>>>

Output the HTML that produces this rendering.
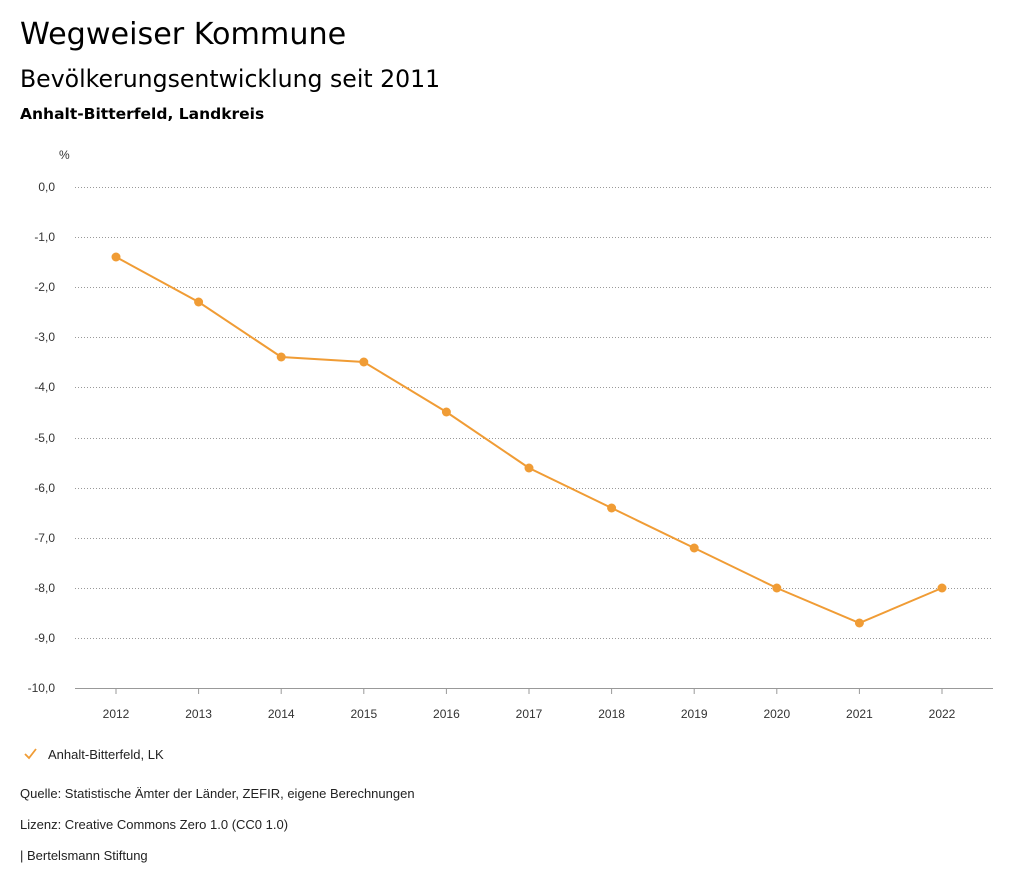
<!DOCTYPE html>
<html><head><meta charset="utf-8"><style>
body{margin:0;background:#fff;width:1024px;height:888px;overflow:hidden;font-family:"Liberation Sans",sans-serif;color:#000}
.t{position:absolute;left:20px;white-space:nowrap;font-family:"DejaVu Sans",sans-serif}
</style></head><body>
<div class="t" style="top:17px;font-size:30.2px">Wegweiser Kommune</div>
<div class="t" style="top:65px;font-size:23.6px">Bevölkerungsentwicklung seit 2011</div>
<div class="t" style="top:105px;font-size:15.5px;font-weight:bold">Anhalt-Bitterfeld, Landkreis</div>
<svg width="1024" height="888" style="position:absolute;left:0;top:0" font-family="Liberation Sans, sans-serif" font-size="12">
<text x="59" y="159" fill="#333">%</text>
<g stroke="#999" stroke-dasharray="1,2" stroke-width="1">
<line x1="75" x2="993" y1="187.5" y2="187.5"/><line x1="75" x2="993" y1="237.5" y2="237.5"/><line x1="75" x2="993" y1="287.5" y2="287.5"/><line x1="75" x2="993" y1="337.5" y2="337.5"/><line x1="75" x2="993" y1="387.5" y2="387.5"/><line x1="75" x2="993" y1="438.5" y2="438.5"/><line x1="75" x2="993" y1="488.5" y2="488.5"/><line x1="75" x2="993" y1="538.5" y2="538.5"/><line x1="75" x2="993" y1="588.5" y2="588.5"/><line x1="75" x2="993" y1="638.5" y2="638.5"/>
</g>
<line x1="75" x2="993" y1="688.5" y2="688.5" stroke="#999"/>
<g fill="#333" text-anchor="end">
<text x="55" y="191">0,0</text><text x="55" y="241">-1,0</text><text x="55" y="291">-2,0</text><text x="55" y="341">-3,0</text><text x="55" y="391">-4,0</text><text x="55" y="442">-5,0</text><text x="55" y="492">-6,0</text><text x="55" y="542">-7,0</text><text x="55" y="592">-8,0</text><text x="55" y="642">-9,0</text><text x="55" y="692">-10,0</text>
</g>
<g stroke="#999"><line x1="116" x2="116" y1="688" y2="694"/><line x1="198.6" x2="198.6" y1="688" y2="694"/><line x1="281.2" x2="281.2" y1="688" y2="694"/><line x1="363.8" x2="363.8" y1="688" y2="694"/><line x1="446.4" x2="446.4" y1="688" y2="694"/><line x1="529" x2="529" y1="688" y2="694"/><line x1="611.6" x2="611.6" y1="688" y2="694"/><line x1="694.2" x2="694.2" y1="688" y2="694"/><line x1="776.8" x2="776.8" y1="688" y2="694"/><line x1="859.4" x2="859.4" y1="688" y2="694"/><line x1="942" x2="942" y1="688" y2="694"/></g>
<g fill="#333" text-anchor="middle">
<text x="116" y="718">2012</text><text x="198.6" y="718">2013</text><text x="281.2" y="718">2014</text><text x="363.8" y="718">2015</text><text x="446.4" y="718">2016</text><text x="529" y="718">2017</text><text x="611.6" y="718">2018</text><text x="694.2" y="718">2019</text><text x="776.8" y="718">2020</text><text x="859.4" y="718">2021</text><text x="942" y="718">2022</text>
</g>
<polyline fill="none" stroke="#f09c35" stroke-width="2" points="116,257 198.6,302 281.2,357 363.8,362 446.4,412 529,468 611.6,508 694.2,548 776.8,588 859.4,623 942,588"/>
<g fill="#f09c35">
<circle cx="116" cy="257" r="4.5"/><circle cx="198.6" cy="302" r="4.5"/><circle cx="281.2" cy="357" r="4.5"/><circle cx="363.8" cy="362" r="4.5"/><circle cx="446.4" cy="412" r="4.5"/><circle cx="529" cy="468" r="4.5"/><circle cx="611.6" cy="508" r="4.5"/><circle cx="694.2" cy="548" r="4.5"/><circle cx="776.8" cy="588" r="4.5"/><circle cx="859.4" cy="623" r="4.5"/><circle cx="942" cy="588" r="4.5"/>
</g>
<polyline fill="none" stroke="#f09c35" stroke-width="1.8" points="25,754 29,758 36,749"/>
<text x="48" y="759" fill="#222" font-size="13">Anhalt-Bitterfeld, LK</text>
<text x="20" y="798" fill="#222" font-size="13">Quelle: Statistische Ämter der Länder, ZEFIR, eigene Berechnungen</text>
<text x="20" y="829" fill="#222" font-size="13">Lizenz: Creative Commons Zero 1.0 (CC0 1.0)</text>
<text x="20" y="860" fill="#222" font-size="13">| Bertelsmann Stiftung</text>
</svg>
</body></html>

<<<

Request
Reproduce the material in its entirety and word for word, without the pictures.

Exercise response
Output the HTML that produces this rendering.
<!DOCTYPE html>
<html><head><meta charset="utf-8"><style>
body{margin:0;background:#fff;width:1024px;height:888px;overflow:hidden;font-family:"Liberation Sans",sans-serif;color:#000}
.t{position:absolute;left:20px;white-space:nowrap;font-family:"DejaVu Sans",sans-serif}
</style></head><body>
<div class="t" style="top:17px;font-size:30.2px">Wegweiser Kommune</div>
<div class="t" style="top:65px;font-size:23.6px">Bevölkerungsentwicklung seit 2011</div>
<div class="t" style="top:105px;font-size:15.5px;font-weight:bold">Anhalt-Bitterfeld, Landkreis</div>
<svg width="1024" height="888" style="position:absolute;left:0;top:0" font-family="Liberation Sans, sans-serif" font-size="12">
<text x="59" y="159" fill="#333">%</text>
<g stroke="#999" stroke-dasharray="1,2" stroke-width="1">
<line x1="75" x2="993" y1="187.5" y2="187.5"/><line x1="75" x2="993" y1="237.5" y2="237.5"/><line x1="75" x2="993" y1="287.5" y2="287.5"/><line x1="75" x2="993" y1="337.5" y2="337.5"/><line x1="75" x2="993" y1="387.5" y2="387.5"/><line x1="75" x2="993" y1="438.5" y2="438.5"/><line x1="75" x2="993" y1="488.5" y2="488.5"/><line x1="75" x2="993" y1="538.5" y2="538.5"/><line x1="75" x2="993" y1="588.5" y2="588.5"/><line x1="75" x2="993" y1="638.5" y2="638.5"/>
</g>
<line x1="75" x2="993" y1="688.5" y2="688.5" stroke="#999"/>
<g fill="#333" text-anchor="end">
<text x="55" y="191">0,0</text><text x="55" y="241">-1,0</text><text x="55" y="291">-2,0</text><text x="55" y="341">-3,0</text><text x="55" y="391">-4,0</text><text x="55" y="442">-5,0</text><text x="55" y="492">-6,0</text><text x="55" y="542">-7,0</text><text x="55" y="592">-8,0</text><text x="55" y="642">-9,0</text><text x="55" y="692">-10,0</text>
</g>
<g stroke="#999"><line x1="116" x2="116" y1="688" y2="694"/><line x1="198.6" x2="198.6" y1="688" y2="694"/><line x1="281.2" x2="281.2" y1="688" y2="694"/><line x1="363.8" x2="363.8" y1="688" y2="694"/><line x1="446.4" x2="446.4" y1="688" y2="694"/><line x1="529" x2="529" y1="688" y2="694"/><line x1="611.6" x2="611.6" y1="688" y2="694"/><line x1="694.2" x2="694.2" y1="688" y2="694"/><line x1="776.8" x2="776.8" y1="688" y2="694"/><line x1="859.4" x2="859.4" y1="688" y2="694"/><line x1="942" x2="942" y1="688" y2="694"/></g>
<g fill="#333" text-anchor="middle">
<text x="116" y="718">2012</text><text x="198.6" y="718">2013</text><text x="281.2" y="718">2014</text><text x="363.8" y="718">2015</text><text x="446.4" y="718">2016</text><text x="529" y="718">2017</text><text x="611.6" y="718">2018</text><text x="694.2" y="718">2019</text><text x="776.8" y="718">2020</text><text x="859.4" y="718">2021</text><text x="942" y="718">2022</text>
</g>
<polyline fill="none" stroke="#f09c35" stroke-width="2" points="116,257 198.6,302 281.2,357 363.8,362 446.4,412 529,468 611.6,508 694.2,548 776.8,588 859.4,623 942,588"/>
<g fill="#f09c35">
<circle cx="116" cy="257" r="4.5"/><circle cx="198.6" cy="302" r="4.5"/><circle cx="281.2" cy="357" r="4.5"/><circle cx="363.8" cy="362" r="4.5"/><circle cx="446.4" cy="412" r="4.5"/><circle cx="529" cy="468" r="4.5"/><circle cx="611.6" cy="508" r="4.5"/><circle cx="694.2" cy="548" r="4.5"/><circle cx="776.8" cy="588" r="4.5"/><circle cx="859.4" cy="623" r="4.5"/><circle cx="942" cy="588" r="4.5"/>
</g>
<polyline fill="none" stroke="#f09c35" stroke-width="1.8" points="25,754 29,758 36,749"/>
<text x="48" y="759" fill="#222" font-size="13">Anhalt-Bitterfeld, LK</text>
<text x="20" y="798" fill="#222" font-size="13">Quelle: Statistische Ämter der Länder, ZEFIR, eigene Berechnungen</text>
<text x="20" y="829" fill="#222" font-size="13">Lizenz: Creative Commons Zero 1.0 (CC0 1.0)</text>
<text x="20" y="860" fill="#222" font-size="13">| Bertelsmann Stiftung</text>
</svg>
</body></html>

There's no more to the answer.